О Сахалине Чехов написал большой исследовательский труд; это важная веха в его творческой биографии, и о ней следовало бы говорить отдельно. Но в его рассказах и повестях каторжный остров не изображен и только в одном рассказе («В ссылке») показана Сибирь. Посещение стран Западной Европы очень мало отразилось в художественной прозе Чехова, а восточные экзотические страны и вовсе не нашли никакого отражения. Кое-что говорилось только в письмах, для публикации не предназначавшихся. Возвращаясь из путешествий, он писал не о заморских краях, а по-прежнему о родимой российской глубинке. Так зачем же ему был нужен «весь земной шар»? Или охота к перемене мест была просто личным свойством Антона Павловича, особенностью его непоседливого характера, а не потребностью художника?
Нет, это не так. Именно как художнику Чехову было нужно видеть далеко и во все стороны. Пополнение запаса впечатлений, встречи с новыми людьми, новыми ландшафтами писателю, конечно, необходимы, но и это не главное. Главное – путешествия помогали обрести вольное творческое дыхание и высоту точки зрения. Большие пространства мира наводили на большие мысли, духовный горизонт раздвигался, к явлениям локальным прилагался общечеловеческий масштаб – вот почему росло мировое значение искусства Чехова. «Гусев», «Дуэль», «Черный монах», «Студент», «Палата № 6», «Моя жизнь», «В овраге», «Чайка», «Три сестры», «Вишневый сад» – произведения такого высокого духовного полета, какого не было даже в лучших «досахалинских» вещах Чехова.
Конкретные впечатления и наблюдения, выносимые Чеховым из поездок в чужие края, преломлялись в его художественной прозе сложными опосредованными путями. Какая-нибудь замеченная деталь могла дать импульс творческой мысли. Не исключено, что даже привезенные с Цейлона удивительные зверьки мангусты, величиной с котенка, побеждающие в бою гремучих змей, давали пищу творческому воображению писателя.
Однако он вывез с Цейлона не только мангустов и не только память о «пальмовых лесах и бронзовых женщинах» (П., 4,140). На Цейлоне был задуман один из самых сильных рассказов – о «бессрочно отпускном» русском солдате с простецкой фамилией Гусев. Посылая Суворину этот рассказ, Чехов просил указать в публикации место и время его «зачатия» – «Коломбо, 12 ноября» (П., 4, 148). Очевидно, это имело для автора какое-то потаенное значение.
Но ни Цейлона, ни Сахалина как таковых в рассказе нет.
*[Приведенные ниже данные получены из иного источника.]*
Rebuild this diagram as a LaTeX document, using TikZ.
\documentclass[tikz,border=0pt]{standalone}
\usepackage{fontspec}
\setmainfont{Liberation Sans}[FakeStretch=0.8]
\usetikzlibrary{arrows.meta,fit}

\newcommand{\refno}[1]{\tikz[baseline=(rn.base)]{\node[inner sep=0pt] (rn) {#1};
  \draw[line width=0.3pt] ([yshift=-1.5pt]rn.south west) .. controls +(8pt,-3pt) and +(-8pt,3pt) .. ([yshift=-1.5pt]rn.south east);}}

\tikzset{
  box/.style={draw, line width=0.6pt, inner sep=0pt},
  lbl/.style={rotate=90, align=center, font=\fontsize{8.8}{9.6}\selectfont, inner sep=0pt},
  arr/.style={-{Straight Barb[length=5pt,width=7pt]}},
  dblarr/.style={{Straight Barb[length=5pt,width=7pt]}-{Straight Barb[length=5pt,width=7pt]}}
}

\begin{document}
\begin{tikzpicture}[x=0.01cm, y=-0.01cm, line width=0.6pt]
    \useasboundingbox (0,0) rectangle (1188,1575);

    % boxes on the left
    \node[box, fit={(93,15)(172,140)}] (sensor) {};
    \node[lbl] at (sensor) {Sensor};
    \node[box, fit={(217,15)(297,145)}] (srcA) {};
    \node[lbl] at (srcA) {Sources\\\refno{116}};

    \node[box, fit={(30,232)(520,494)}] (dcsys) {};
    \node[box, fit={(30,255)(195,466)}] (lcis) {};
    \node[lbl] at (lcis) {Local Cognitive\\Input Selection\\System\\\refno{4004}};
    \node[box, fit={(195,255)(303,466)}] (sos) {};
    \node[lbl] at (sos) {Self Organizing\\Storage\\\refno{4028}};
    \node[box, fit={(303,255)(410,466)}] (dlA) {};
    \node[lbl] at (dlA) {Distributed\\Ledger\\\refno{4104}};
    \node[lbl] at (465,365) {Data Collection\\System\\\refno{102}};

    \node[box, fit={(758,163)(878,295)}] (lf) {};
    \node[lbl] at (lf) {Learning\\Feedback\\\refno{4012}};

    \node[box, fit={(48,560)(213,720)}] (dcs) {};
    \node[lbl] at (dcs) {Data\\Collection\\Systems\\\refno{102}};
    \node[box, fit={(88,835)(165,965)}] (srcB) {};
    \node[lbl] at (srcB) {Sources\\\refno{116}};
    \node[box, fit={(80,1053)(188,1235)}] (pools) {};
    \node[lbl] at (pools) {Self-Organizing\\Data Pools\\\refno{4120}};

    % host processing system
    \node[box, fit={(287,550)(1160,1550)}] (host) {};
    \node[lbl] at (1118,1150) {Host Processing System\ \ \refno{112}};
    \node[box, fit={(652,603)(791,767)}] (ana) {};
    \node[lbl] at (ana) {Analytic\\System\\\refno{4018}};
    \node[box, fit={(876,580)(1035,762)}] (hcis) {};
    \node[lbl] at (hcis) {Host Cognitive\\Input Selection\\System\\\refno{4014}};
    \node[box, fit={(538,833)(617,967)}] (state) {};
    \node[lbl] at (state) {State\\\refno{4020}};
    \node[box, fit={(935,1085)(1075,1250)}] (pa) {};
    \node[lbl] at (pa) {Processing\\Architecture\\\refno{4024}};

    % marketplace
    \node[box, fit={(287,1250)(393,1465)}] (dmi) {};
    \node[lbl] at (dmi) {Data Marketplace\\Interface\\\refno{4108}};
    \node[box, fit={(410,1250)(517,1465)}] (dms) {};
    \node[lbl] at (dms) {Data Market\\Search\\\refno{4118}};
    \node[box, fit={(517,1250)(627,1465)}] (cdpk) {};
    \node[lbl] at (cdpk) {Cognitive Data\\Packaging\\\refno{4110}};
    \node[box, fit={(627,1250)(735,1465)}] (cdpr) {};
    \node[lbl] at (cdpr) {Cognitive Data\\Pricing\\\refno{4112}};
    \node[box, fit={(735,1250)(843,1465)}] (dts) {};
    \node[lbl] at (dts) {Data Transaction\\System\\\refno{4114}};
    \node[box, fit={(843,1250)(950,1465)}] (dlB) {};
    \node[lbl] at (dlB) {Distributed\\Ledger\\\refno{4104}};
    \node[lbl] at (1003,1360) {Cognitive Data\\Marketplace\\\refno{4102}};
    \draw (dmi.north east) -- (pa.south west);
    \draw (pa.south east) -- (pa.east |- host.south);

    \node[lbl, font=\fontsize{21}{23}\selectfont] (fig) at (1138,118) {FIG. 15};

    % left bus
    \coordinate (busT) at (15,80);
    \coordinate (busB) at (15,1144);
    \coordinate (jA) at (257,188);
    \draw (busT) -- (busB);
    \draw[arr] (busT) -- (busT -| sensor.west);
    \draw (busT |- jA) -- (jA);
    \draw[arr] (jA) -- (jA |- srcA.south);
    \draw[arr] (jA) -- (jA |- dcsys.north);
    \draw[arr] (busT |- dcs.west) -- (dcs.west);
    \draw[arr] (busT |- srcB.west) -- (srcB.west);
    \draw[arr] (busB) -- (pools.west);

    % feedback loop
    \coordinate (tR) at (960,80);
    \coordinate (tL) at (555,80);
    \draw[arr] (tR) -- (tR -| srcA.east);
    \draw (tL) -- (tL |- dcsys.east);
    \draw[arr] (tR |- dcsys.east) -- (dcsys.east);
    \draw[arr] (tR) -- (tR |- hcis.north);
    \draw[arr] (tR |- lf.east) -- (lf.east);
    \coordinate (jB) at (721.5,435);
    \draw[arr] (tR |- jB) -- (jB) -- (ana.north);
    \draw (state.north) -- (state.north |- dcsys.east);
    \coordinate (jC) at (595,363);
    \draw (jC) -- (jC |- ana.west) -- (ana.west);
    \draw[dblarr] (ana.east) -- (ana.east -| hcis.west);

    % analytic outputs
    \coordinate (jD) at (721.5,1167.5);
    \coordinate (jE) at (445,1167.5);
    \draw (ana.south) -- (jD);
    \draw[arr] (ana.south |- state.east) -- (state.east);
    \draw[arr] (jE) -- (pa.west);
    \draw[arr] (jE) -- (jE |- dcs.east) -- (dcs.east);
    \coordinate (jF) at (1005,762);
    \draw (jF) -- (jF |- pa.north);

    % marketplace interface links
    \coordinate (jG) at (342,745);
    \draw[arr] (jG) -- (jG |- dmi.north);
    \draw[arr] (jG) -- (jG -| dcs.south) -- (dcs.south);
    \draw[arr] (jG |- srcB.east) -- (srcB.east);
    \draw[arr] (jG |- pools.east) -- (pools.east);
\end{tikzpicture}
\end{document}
Место действия (если тут можно говорить о действии) – безбрежный океан, пароход («носатое чудовище»), душный судовой лазарет, где один за другим умирают больные русские солдаты. Умерших зашивают в брезент и под заупокойное пение бросают за борт. Процедуру морского погребения Чехов видел на пути из Гонконга в Сингапур и потом писал Суворину: «Когда глядишь, как мертвый человек, завороченный в парусину, летит, кувыркаясь, в воду, и когда вспоминаешь, что до дна несколько верст, то становится страшно и почему-то начинает казаться, что сам умрешь и будешь брошен в море» (П., 4,140).
В финале рассказа так хоронят Гусева. С пристальной точностью, как бы глазами неведомо где находящегося наблюдателя, изображен путь мертвого тела под водой. Сначала оно быстро идет вглубь, потом медленнее, течением его относит в сторону, вокруг него зигзагами носятся стаи рыбок-лоцманов, важно появляется акула, подплывает под Гусева и, поиграв с ним, острыми зубами разрывает парусину, из нее выпадают и летят на дно колосники, для тяжести зашитые вместе телом. Как пожирает акула то, что еще недавно было живым человеком, – не описано, но сразу же взор подразумеваемого наблюдателя поднимается высоко к небу, где в это время развертывается волшебная феерия захода солнца. И это зрелище тоже описано со скрупулезной точностью: одно облако похоже на триумфальную арку, другое на льва, третье на ножницы, протягивается зеленый луч, потом фиолетовый, золотой, розовый… И наконец: «Небо становится нежно-сиреневым. Глядя на это великолепное, очаровательное небо, океан сначала хмурится, но скоро сам приобретает цвета ласковые, радостные, страстные, какие на человеческом языке и назвать трудно» (С., 7, 339). Так заканчивается рассказ о кротком, никогда не жаловавшемся солдате Гусеве, ушедшем в бессрочный, вечный отпуск.
Закат солнца над океаном Чехов также видел во время своего путешествия. Беглое упоминание в письме: «Если в царстве небесном солнце заходит так же хорошо, как в Бенгальском заливе, то, смею вас уверить, царство небесное очень хорошая штука» (П, 4,147).